*JOB*. Beginning with the opening line of the entries, return every line through the one containing "Chart.register(...registerables);", both included, and nothing else. Omit pictures.

*STORED DATA*.

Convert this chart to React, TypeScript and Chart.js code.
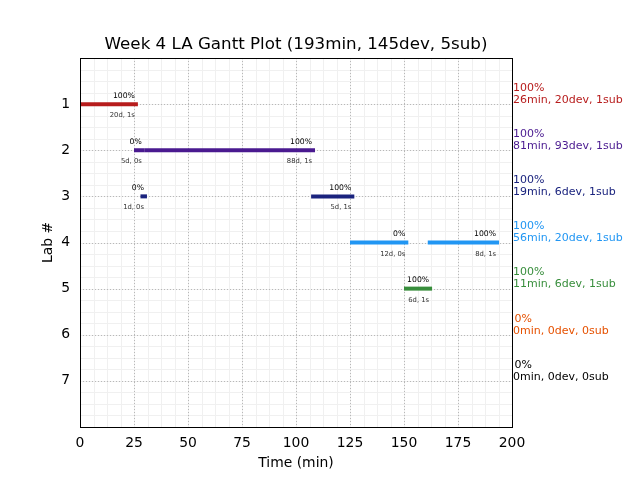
import React, { useEffect, useRef } from "react";
import { Chart, registerables } from "chart.js";

Chart.register(...registerables);

// ---- data ----
const titleText = "Week 4 LA Gantt Plot (193min, 145dev, 5sub)";
const xTitle = "Time (min)";
const yTitle = "Lab #";
const labs = [1, 2, 3, 4, 5, 6, 7];
const labColors = ["#b71c1c", "#4a1a90", "#1a237e", "#2196f3", "#388e3c", "#e65100", "#000000"];
const labPercent = ["100%", "100%", "100%", "100%", "100%", "0%", "0%"];
const labSummary = [
  "26min, 20dev, 1sub",
  "81min, 93dev, 1sub",
  "19min, 6dev, 1sub",
  "56min, 20dev, 1sub",
  "11min, 6dev, 1sub",
  "0min, 0dev, 0sub",
  "0min, 0dev, 0sub",
];
const segLab = [1, 2, 2, 3, 3, 4, 4, 5];
const segStart = [0, 25, 30, 28, 107, 125, 161, 150];
const segEnd = [26.8, 30, 108.8, 31, 127, 152, 194, 163];
const segTop = ["100%", "0%", "100%", "0%", "100%", "0%", "100%", "100%"];
const segBottom = ["20d, 1s", "5d, 0s", "88d, 1s", "1d, 0s", "5d, 1s", "12d, 0s", "8d, 1s", "6d, 1s"];
const xTicks = [0, 25, 50, 75, 100, 125, 150, 175, 200];

const FONT = "'DejaVu Sans', sans-serif";

const overlay = {
  id: "overlay",
  beforeDatasetsDraw(chart: any) {
    const { ctx, chartArea: a, scales } = chart;
    const xs = scales.x;
    const ys = scales.y;
    ctx.save();
    // minor grid
    ctx.strokeStyle = "#f0f0f0";
    ctx.lineWidth = 1;
    ctx.setLineDash([]);
    for (let v = 0; v <= 200; v += 6.25) {
      const p = Math.round(xs.getPixelForValue(v)) + 0.5;
      ctx.beginPath();
      ctx.moveTo(p, a.top);
      ctx.lineTo(p, a.bottom);
      ctx.stroke();
    }
    for (let v = 0; v <= 8; v += 0.25) {
      const p = Math.round(ys.getPixelForValue(v)) + 0.5;
      ctx.beginPath();
      ctx.moveTo(a.left, p);
      ctx.lineTo(a.right, p);
      ctx.stroke();
    }
    // major grid (dotted)
    ctx.strokeStyle = "#b8b8b8";
    ctx.setLineDash([1, 2]);
    for (const v of xTicks) {
      const p = Math.round(xs.getPixelForValue(v)) + 0.5;
      ctx.beginPath();
      ctx.moveTo(p, a.top);
      ctx.lineTo(p, a.bottom);
      ctx.stroke();
    }
    for (const v of labs) {
      const p = Math.round(ys.getPixelForValue(v)) + 0.5;
      ctx.beginPath();
      ctx.moveTo(a.left, p);
      ctx.lineTo(a.right, p);
      ctx.stroke();
    }
    ctx.restore();
  },
  afterDatasetsDraw(chart: any) {
    const { ctx, chartArea: a, scales } = chart;
    const xs = scales.x;
    const ys = scales.y;
    ctx.save();
    // frame
    ctx.strokeStyle = "#000";
    ctx.lineWidth = 1;
    ctx.setLineDash([]);
    ctx.strokeRect(Math.round(a.left) + 0.5, Math.round(a.top) + 0.5, Math.round(a.right - a.left), Math.round(a.bottom - a.top));
    // segment labels
    ctx.textAlign = "right";
    ctx.textBaseline = "middle";
    segLab.forEach((lab, i) => {
      const x = xs.getPixelForValue(segEnd[i]) - 3;
      const y = ys.getPixelForValue(lab);
      ctx.fillStyle = "#000";
      ctx.font = `7.7px ${FONT}`;
      ctx.fillText(segTop[i], x, y - 8.3);
      ctx.fillStyle = "#333";
      ctx.font = `6.8px ${FONT}`;
      ctx.fillText(segBottom[i], x, y + 11.3);
    });
    // right side summaries
    ctx.textAlign = "left";
    ctx.font = `11px ${FONT}`;
    labs.forEach((lab, i) => {
      const y = ys.getPixelForValue(lab);
      ctx.fillStyle = labColors[i];
      ctx.fillText(labPercent[i], a.right + 1 + (labPercent[i].length < 4 ? 1.5 : 0), y - 16);
      ctx.fillText(labSummary[i], a.right + 1, y - 4);
    });
    // titles
    ctx.fillStyle = "#000";
    ctx.textAlign = "center";
    ctx.font = `16.7px ${FONT}`;
    ctx.fillText(titleText, (a.left + a.right) / 2, 45);
    ctx.font = `13.9px ${FONT}`;
    ctx.fillText(xTitle, (a.left + a.right) / 2, 463);
    ctx.translate(48, (a.top + a.bottom) / 2);
    ctx.rotate(-Math.PI / 2);
    ctx.fillText(yTitle, 0, 0);
    ctx.restore();
  },
};

export default function App() {
  const ref = useRef<HTMLCanvasElement | null>(null);
  useEffect(() => {
    document.body.style.margin = "0";
    const canvas = ref.current!;
    const datasets = segLab.map((lab, i) => ({
      data: [
        { x: segStart[i], y: lab },
        { x: segEnd[i], y: lab },
      ],
      borderColor: labColors[lab - 1],
      backgroundColor: labColors[lab - 1],
      borderWidth: 4,
      borderCapStyle: "butt" as const,
      pointRadius: 0,
      showLine: true,
      fill: false,
    }));
    const chart = new Chart(canvas, {
      type: "scatter",
      data: { datasets },
      options: {
        animation: false,
        responsive: false,
        devicePixelRatio: 1,
        layout: { padding: { top: 58, right: 128, left: 0, bottom: 0 } },
        plugins: { legend: { display: false }, tooltip: { enabled: false }, title: { display: false } },
        scales: {
          x: {
            type: "linear",
            min: 0,
            max: 200,
            grid: { display: false, drawTicks: false },
            border: { display: false },
            ticks: {
              stepSize: 25,
              padding: 8,
              color: "#000",
              font: { family: FONT, size: 13.9 },
              maxRotation: 0,
            },
            afterFit: (s: any) => {
              s.height = 53;
            },
          },
          y: {
            type: "linear",
            min: 0,
            max: 8,
            reverse: true,
            grid: { display: false, drawTicks: false },
            border: { display: false },
            ticks: {
              stepSize: 1,
              padding: 10,
              color: "#000",
              font: { family: FONT, size: 13.9 },
              callback: (v: any) => (labs.includes(Number(v)) ? String(v) : ""),
            },
            afterFit: (s: any) => {
              s.width = 80;
            },
          },
        },
      },
      plugins: [overlay],
    });
    return () => chart.destroy();
  }, []);
  return (
    <div style={{ position: "fixed", left: 0, top: 0, width: 640, height: 480, background: "#fff" }}>
      <canvas ref={ref} width={640} height={480} style={{ display: "block" }} />
    </div>
  );
}
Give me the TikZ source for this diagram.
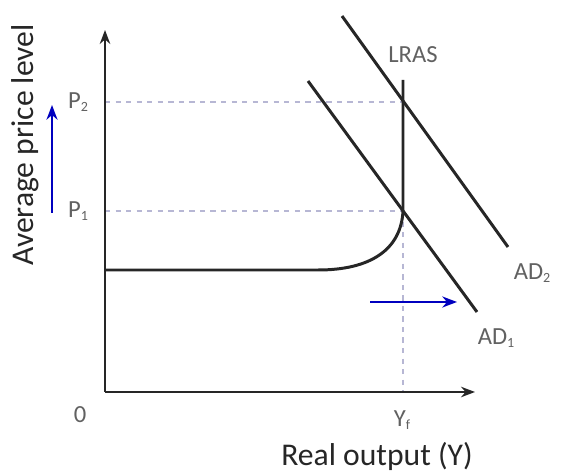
\documentclass[tikz,border=0pt]{standalone}
\usepackage{fontspec}
\setmainfont{Carlito}
\usetikzlibrary{positioning, arrows.meta}

\newcommand{\lowsub}[1]{\raisebox{-0.25ex}{\fontsize{8}{9}\selectfont #1}}

\begin{document}
\begin{tikzpicture}[
  x=0.02cm, y=-0.02cm,
  >=Stealth,
  axis/.style={line width=1.1pt, draw=black!85},
  curve/.style={line width=1.7pt, draw=black!85},
  guide/.style={dashed, draw=blue!25!gray!45, line width=0.7pt},
  move/.style={->, draw=blue!75!black, line width=1.2pt},
  lbl/.style={text=black!62, font=\fontsize{14}{16}\selectfont, inner sep=1pt},
  title/.style={text=black!85, font=\fontsize{18}{20}\selectfont, inner sep=1pt},
]

  \useasboundingbox (0,0) rectangle (561,472);

  \coordinate (O) at (105,392);
  \coordinate (ytop) at (105,30);
  \coordinate (xend) at (475,392);
  \coordinate (E1) at (403,211);
  \coordinate (E2) at (403,102);
  \coordinate (bend) at (318,270);
  \coordinate (lrastop) at (403,80);
  \coordinate (ad1a) at (308,81);
  \coordinate (ad1b) at (477,312);
  \coordinate (ad2a) at (342,16);
  \coordinate (ad2b) at (508,247);
  \coordinate (upa) at (52,213);
  \coordinate (upb) at (52,105);
  \coordinate (righta) at (370,302);
  \coordinate (rightb) at (457,302);

  \node[title, rotate=90] (ylabel) at (25,145) {Average price level};
  \node[title] (xlabel) at (377,456) {Real output (Y)};
  \node[lbl] (zero) at (80,415) {0};
  \node[lbl] (p2) at (78,102) {P\lowsub{2}};
  \node[lbl] (p1) at (78,211) {P\lowsub{1}};
  \node[lbl] (yf) at (402,420) {Y\lowsub{f}};
  \node[lbl] (lras) at (413,55) {LRAS};
  \node[lbl] (ad2) at (532,273) {AD\lowsub{2}};
  \node[lbl] (ad1) at (496,338) {AD\lowsub{1}};

  \draw[guide] (O |- E2) -- (E2);
  \draw[guide] (O |- E1) -- (E1);
  \draw[guide] (E1) -- (O -| E1);

  \draw[axis, ->] (O) -- (ytop);
  \draw[axis, ->] (O) -- (xend);

  \draw[curve] (O |- bend) -- (bend) .. controls (370,270) and (401,250) .. (E1) -- (lrastop);
  \draw[curve] (ad1a) -- (ad1b);
  \draw[curve] (ad2a) -- (ad2b);

  \draw[move] (upa) -- (upb);
  \draw[move] (righta) -- (rightb);
\end{tikzpicture}
\end{document}
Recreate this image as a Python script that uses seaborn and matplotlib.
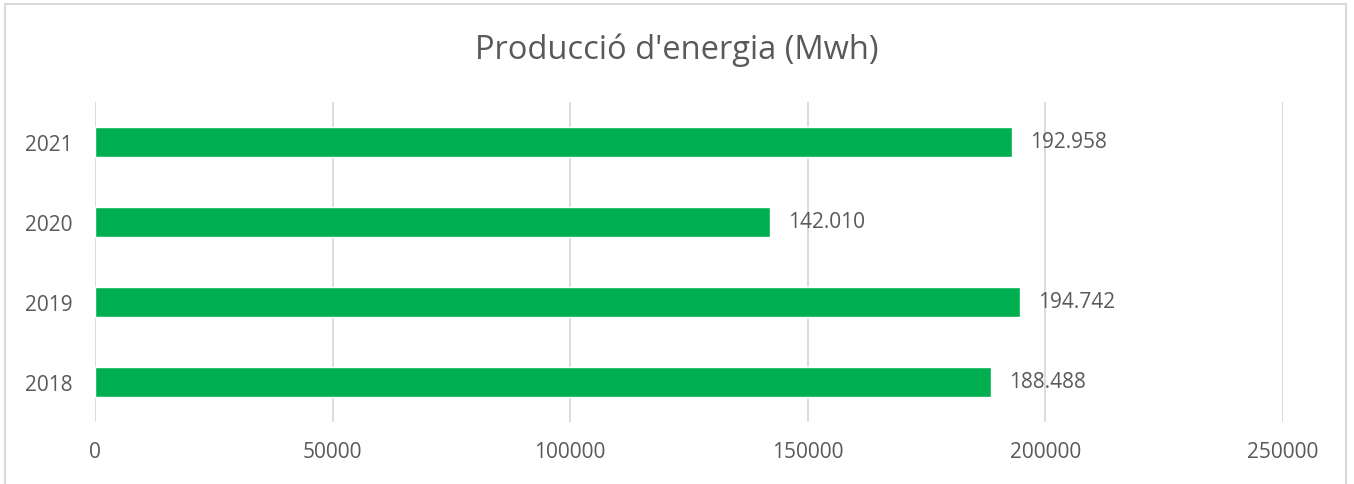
import numpy as np
import pandas as pd
import seaborn as sns
import matplotlib.pyplot as plt
from matplotlib.patches import Rectangle

# Chart data
years = ["2021", "2020", "2019", "2018"]
production = [192958, 142010, 194742, 188488]
x_ticks = [0, 50000, 100000, 150000, 200000, 250000]

df = pd.DataFrame({"year": years, "mwh": production})

sns.set_theme(style="white")
plt.rcParams['font.family'] = ['Open Sans', 'DejaVu Sans']
text_color = "#595959"

fig = plt.figure(figsize=(13.54, 4.85), dpi=100)
ax = fig.add_axes([95 / 1354, 62 / 485, 1188 / 1354, 320 / 485])

sns.barplot(data=df, x="mwh", y="year", order=years, color="#00B050",
            width=0.375, saturation=1, ax=ax)

ax.set_xlim(0, 250000)
ax.set_ylim(3.5, -0.5)
ax.set_xticks(x_ticks)
ax.set_xticklabels([str(t) for t in x_ticks])
ax.grid(axis="x", color="#D9D9D9", linewidth=1.3)
ax.set_axisbelow(True)
for s in ax.spines.values():
    s.set_visible(False)
ax.tick_params(axis="both", length=0, labelsize=15, colors=text_color)
ax.tick_params(axis="x", pad=14)
ax.tick_params(axis="y", pad=16)
ax.set_xlabel("")
ax.set_ylabel("")

# value labels, dot as thousands separator
for i, v in enumerate(production):
    ax.text(v + 3800, i, f"{v:,}".replace(",", "."), va="center", ha="left",
            fontsize=15, color=text_color)

fig.text(0.5, 1 - 50 / 485, "Producció d'energia (Mwh)", ha="center", va="center",
         fontsize=23.5, color=text_color)

# chart outer border
fig.patches.append(Rectangle((5 / 1354, -0.1), 1341 / 1354, 1.1 - 5 / 485,
                             transform=fig.transFigure, fill=False,
                             edgecolor="#D9D9D9", linewidth=1.5))

fig.savefig("out.png", dpi=100, facecolor="white")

*ANSWER TO THE EXERCISE*.
Convert this chart to React, TypeScript and Chart.js code.
import React, { useEffect, useRef } from "react";
import { Chart, registerables } from "chart.js";

Chart.register(...registerables);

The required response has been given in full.